Visual Arts 5.4: Characters in Motion

Students animate their character by drawing a flipbook. Students then present their characters to the class and, ideally, to AME professionals, focusing on the character development process.

Visual Arts 5.5: Introducing the Art Exhibition

Students begin planning for an end-of-year exhibition of their work that they will curate in teams and display for schoolmates, friends, family, or the community.

Visual Arts 6.1: Art, Media, and Persuasion

Students analyze three examples of art and media that address social issues, and discuss how art and media can influence and persuade.

Visual Arts 6.2: Developing Game Ideas

Students brainstorm ideas for their video game concepts. They look at screenshots of video games and study the visual elements of games to analyze game styles and settings. Teams make preliminary sketches of concept art and get feedback.

Visual Arts 6.3: Analyzing Video Games

Students analyze and critique video games in order to revise their own game concepts and one of their preliminary sketches in preparation for creating their final artwork. Students also learn about careers in the game industry.

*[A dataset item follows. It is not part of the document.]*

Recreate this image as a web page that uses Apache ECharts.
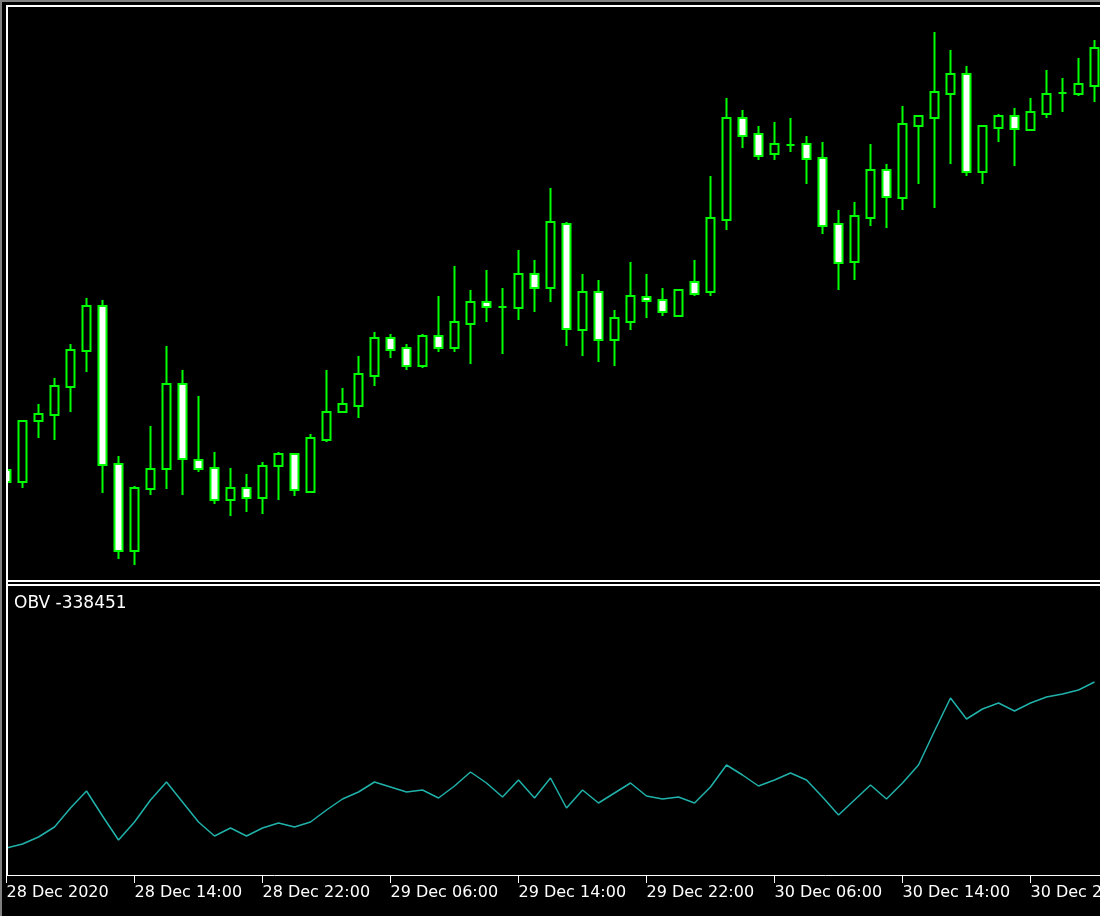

Visual Arts 6.4: Creating Final Art and Making the Pitch

Students create finished concept art and deliver a pitch for their games. They reflect on the work they did and the effectiveness of using video games as a means to inspire, inform, and motivate people about an issue.

Visual Arts 7.1: Designing the Exhibition

In this part of the unit, students work on two types of presentation: the class exhibition and their presentation portfolios.

Visual Arts 7.2: Preparing for the Exhibition

Students move on to the final stages of exhibition preparation. Teams prepare the exhibition space and install the works, in the process learning how to hang 2-D work and arrange 3-D work.

Visual Arts 7.3: Opening Reception

Each student curation team gives a brief presentation about its work during the opening of their exhibition, and there may be performances and opportunities for the audience to interact with students or the work.